## Job
Only lines holding the string "code" are wanted; copy each one from the material.

## Dataset
· · ·
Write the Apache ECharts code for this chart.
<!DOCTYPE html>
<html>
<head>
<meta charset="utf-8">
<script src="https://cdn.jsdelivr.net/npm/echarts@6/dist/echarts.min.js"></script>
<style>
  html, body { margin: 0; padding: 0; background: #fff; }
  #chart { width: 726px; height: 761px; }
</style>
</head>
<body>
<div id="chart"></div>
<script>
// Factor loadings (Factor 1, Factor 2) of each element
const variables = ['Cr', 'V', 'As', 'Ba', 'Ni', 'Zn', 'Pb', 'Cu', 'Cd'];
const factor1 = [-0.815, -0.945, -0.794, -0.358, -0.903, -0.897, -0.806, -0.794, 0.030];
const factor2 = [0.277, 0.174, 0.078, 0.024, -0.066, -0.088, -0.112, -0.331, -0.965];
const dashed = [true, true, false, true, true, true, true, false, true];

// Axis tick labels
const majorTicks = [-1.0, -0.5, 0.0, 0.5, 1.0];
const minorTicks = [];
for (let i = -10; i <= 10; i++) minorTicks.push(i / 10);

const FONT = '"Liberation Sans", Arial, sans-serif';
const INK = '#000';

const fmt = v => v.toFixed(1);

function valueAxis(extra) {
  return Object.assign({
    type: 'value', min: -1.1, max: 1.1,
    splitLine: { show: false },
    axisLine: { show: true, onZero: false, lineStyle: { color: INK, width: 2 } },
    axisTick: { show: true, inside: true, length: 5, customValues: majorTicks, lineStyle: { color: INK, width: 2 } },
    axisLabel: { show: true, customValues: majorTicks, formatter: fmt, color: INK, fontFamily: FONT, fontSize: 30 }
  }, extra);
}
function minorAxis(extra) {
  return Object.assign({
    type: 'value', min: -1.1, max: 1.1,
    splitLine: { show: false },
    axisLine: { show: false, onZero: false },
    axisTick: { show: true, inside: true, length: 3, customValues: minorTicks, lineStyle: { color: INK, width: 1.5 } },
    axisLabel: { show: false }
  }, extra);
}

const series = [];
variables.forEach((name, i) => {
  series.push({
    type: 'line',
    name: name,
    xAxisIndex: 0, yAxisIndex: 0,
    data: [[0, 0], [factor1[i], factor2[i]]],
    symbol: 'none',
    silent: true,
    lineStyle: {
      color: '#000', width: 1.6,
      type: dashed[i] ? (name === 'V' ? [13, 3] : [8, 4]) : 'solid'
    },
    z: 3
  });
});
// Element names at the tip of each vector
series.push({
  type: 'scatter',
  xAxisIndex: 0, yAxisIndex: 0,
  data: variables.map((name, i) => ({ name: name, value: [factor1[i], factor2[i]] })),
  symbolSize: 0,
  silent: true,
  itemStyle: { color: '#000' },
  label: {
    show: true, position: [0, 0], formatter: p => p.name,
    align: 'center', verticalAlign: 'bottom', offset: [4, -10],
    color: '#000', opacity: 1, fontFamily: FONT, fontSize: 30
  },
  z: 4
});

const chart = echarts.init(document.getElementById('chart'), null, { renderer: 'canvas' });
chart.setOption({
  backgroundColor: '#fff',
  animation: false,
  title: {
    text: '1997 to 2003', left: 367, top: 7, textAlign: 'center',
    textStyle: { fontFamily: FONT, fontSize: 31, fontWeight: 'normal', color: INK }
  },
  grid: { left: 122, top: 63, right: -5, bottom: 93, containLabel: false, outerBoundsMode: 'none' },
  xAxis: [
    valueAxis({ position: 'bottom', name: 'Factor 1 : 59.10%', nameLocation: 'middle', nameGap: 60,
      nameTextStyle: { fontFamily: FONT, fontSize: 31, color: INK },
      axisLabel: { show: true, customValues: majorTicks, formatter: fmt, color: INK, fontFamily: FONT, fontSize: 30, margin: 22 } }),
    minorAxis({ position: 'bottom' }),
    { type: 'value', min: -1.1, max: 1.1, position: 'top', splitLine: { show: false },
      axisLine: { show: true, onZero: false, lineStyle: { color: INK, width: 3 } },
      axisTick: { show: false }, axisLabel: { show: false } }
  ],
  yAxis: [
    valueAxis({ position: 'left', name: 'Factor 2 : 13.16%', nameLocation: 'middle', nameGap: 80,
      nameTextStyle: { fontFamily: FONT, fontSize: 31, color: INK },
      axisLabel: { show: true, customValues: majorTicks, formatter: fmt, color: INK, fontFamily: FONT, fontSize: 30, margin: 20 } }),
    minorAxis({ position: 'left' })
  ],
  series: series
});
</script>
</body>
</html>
· · ·
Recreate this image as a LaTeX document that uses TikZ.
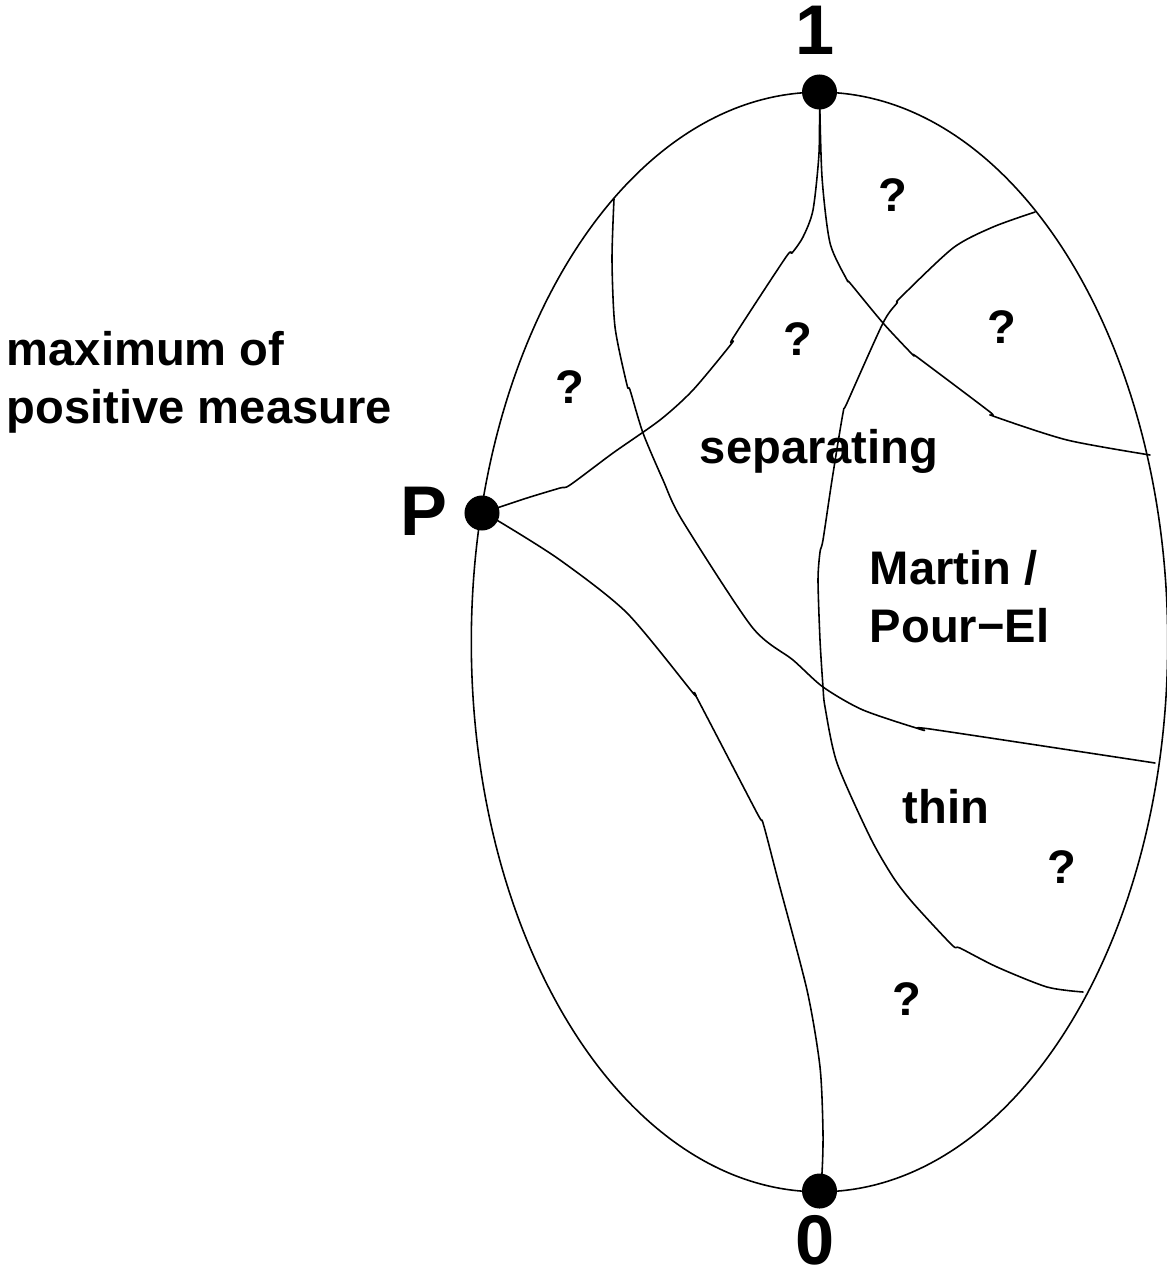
· · ·
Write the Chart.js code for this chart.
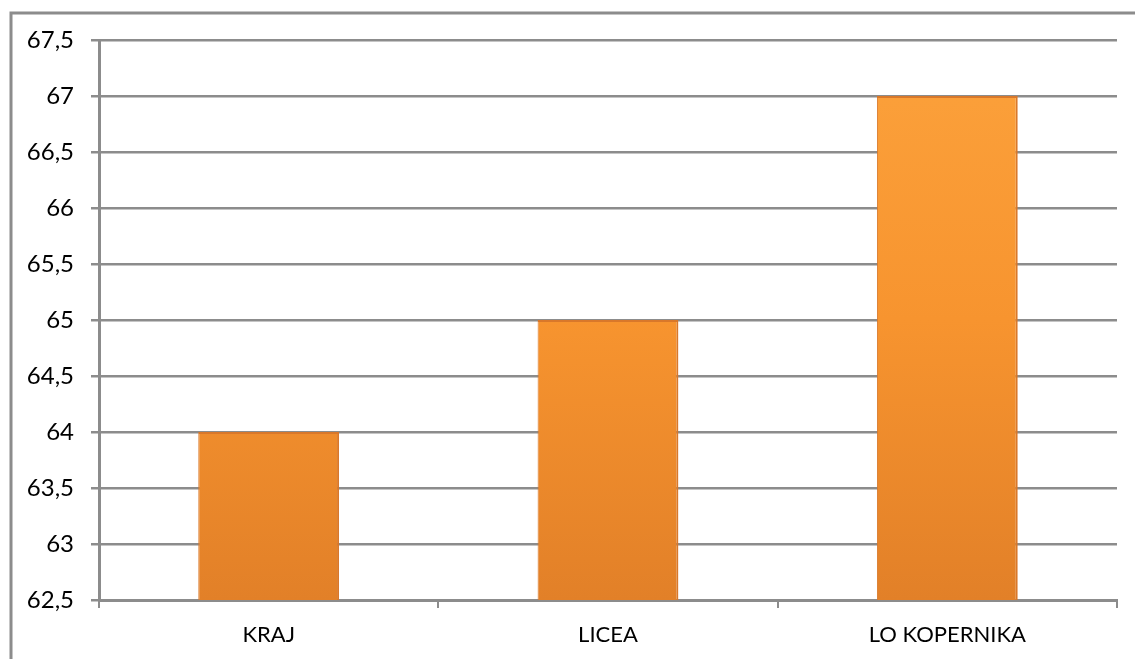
· · ·
## Written solution
Write the Apache ECharts code for this chart.
Write the Chart.js code for this chart.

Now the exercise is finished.